# REQUIRED TASK
Below is some material; set it all down exactly, apart from the pictures.
— BEGIN —
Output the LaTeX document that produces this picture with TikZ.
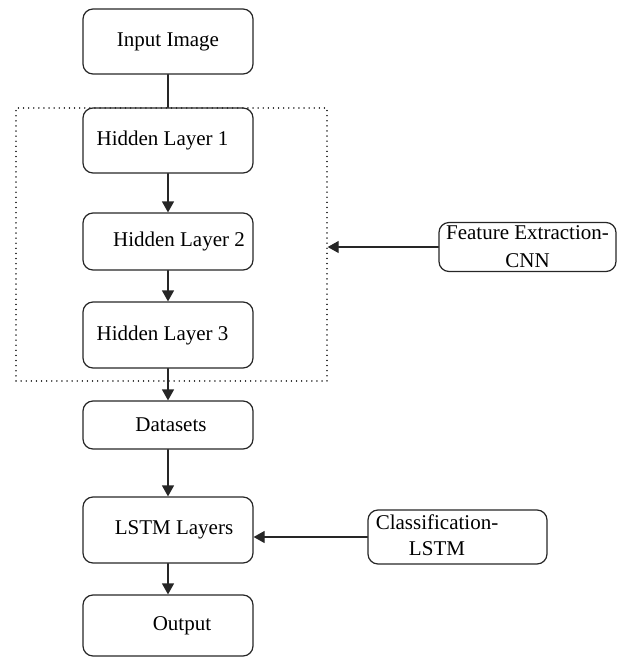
\documentclass[tikz,border=0pt]{standalone}
\usepackage{fontspec}
\setmainfont{Liberation Serif}
\usetikzlibrary{arrows.meta,positioning}

\begin{document}
\begin{tikzpicture}[x=1pt,y=-1pt,line cap=round,line join=round,
  stage/.style={draw=black!85,line width=1.2pt,rounded corners=10pt,minimum width=170pt,inner sep=1pt,font=\fontsize{21}{26}\selectfont},
  side/.style={stage,align=center},
  link/.style={draw=black!85,line width=1.2pt},
  flow/.style={link,-{Triangle[length=11pt,width=12pt]}}]
\path[use as bounding box] (0,0) rectangle (617,657);
\node[draw=black!85,line width=1.4pt,dash pattern=on 0.1pt off 5pt,minimum width=311pt,minimum height=273pt] (cnnblock) at (171.5,244.5) {};
\node[stage,minimum height=65pt] (input) at (168,41.5) {Input Image};
\node[stage,minimum height=65pt] (hl1) at (168,140.5) {Hidden Layer 1\hspace*{11pt}};
\node[stage,minimum height=57pt] (hl2) at (168,241.5) {\hspace*{22pt}Hidden Layer 2};
\node[stage,minimum height=66pt] (hl3) at (168,335) {Hidden Layer 3\hspace*{11pt}};
\node[stage,minimum height=48pt] (data) at (168,425) {\hspace*{6pt}Datasets};
\node[stage,minimum height=66pt] (lstm) at (168,530) {\hspace*{12pt}LSTM Layers};
\node[stage,minimum height=61pt] (out) at (168,625.5) {\hspace*{28pt}Output};
\node[side,minimum width=177pt,minimum height=49pt,font=\fontsize{21}{28}\selectfont] (feat) at (527.5,247) {Feature Extraction-\\CNN};
\node[stage,minimum width=179pt,minimum height=52pt] (cls) at (457.5,537) {\begin{tabular}{@{}c@{\hspace{41pt}}}Classification-\\LSTM\end{tabular}};
\draw[link] (input) -- (hl1);
\draw[flow] (hl1) -- (hl2);
\draw[flow] (hl2) -- (hl3);
\draw[flow] (hl3) -- (data);
\draw[flow] (data) -- (lstm);
\draw[flow] (lstm) -- (out);
\draw[flow] (feat.west) -- (feat.west -| cnnblock.east);
\draw[flow] (cls.west) -- (cls.west -| lstm.east);
\end{tikzpicture}
\end{document}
— END —
# COMPLETED EXERCISE
Output the LaTeX document that produces this picture with TikZ.
\documentclass[tikz,border=0pt]{standalone}
\usepackage{fontspec}
\setmainfont{Liberation Serif}
\usetikzlibrary{arrows.meta,positioning}

\begin{document}
\begin{tikzpicture}[x=1pt,y=-1pt,line cap=round,line join=round,
  stage/.style={draw=black!85,line width=1.2pt,rounded corners=10pt,minimum width=170pt,inner sep=1pt,font=\fontsize{21}{26}\selectfont},
  side/.style={stage,align=center},
  link/.style={draw=black!85,line width=1.2pt},
  flow/.style={link,-{Triangle[length=11pt,width=12pt]}}]
\path[use as bounding box] (0,0) rectangle (617,657);
\node[draw=black!85,line width=1.4pt,dash pattern=on 0.1pt off 5pt,minimum width=311pt,minimum height=273pt] (cnnblock) at (171.5,244.5) {};
\node[stage,minimum height=65pt] (input) at (168,41.5) {Input Image};
\node[stage,minimum height=65pt] (hl1) at (168,140.5) {Hidden Layer 1\hspace*{11pt}};
\node[stage,minimum height=57pt] (hl2) at (168,241.5) {\hspace*{22pt}Hidden Layer 2};
\node[stage,minimum height=66pt] (hl3) at (168,335) {Hidden Layer 3\hspace*{11pt}};
\node[stage,minimum height=48pt] (data) at (168,425) {\hspace*{6pt}Datasets};
\node[stage,minimum height=66pt] (lstm) at (168,530) {\hspace*{12pt}LSTM Layers};
\node[stage,minimum height=61pt] (out) at (168,625.5) {\hspace*{28pt}Output};
\node[side,minimum width=177pt,minimum height=49pt,font=\fontsize{21}{28}\selectfont] (feat) at (527.5,247) {Feature Extraction-\\CNN};
\node[stage,minimum width=179pt,minimum height=52pt] (cls) at (457.5,537) {\begin{tabular}{@{}c@{\hspace{41pt}}}Classification-\\LSTM\end{tabular}};
\draw[link] (input) -- (hl1);
\draw[flow] (hl1) -- (hl2);
\draw[flow] (hl2) -- (hl3);
\draw[flow] (hl3) -- (data);
\draw[flow] (data) -- (lstm);
\draw[flow] (lstm) -- (out);
\draw[flow] (feat.west) -- (feat.west -| cnnblock.east);
\draw[flow] (cls.west) -- (cls.west -| lstm.east);
\end{tikzpicture}
\end{document}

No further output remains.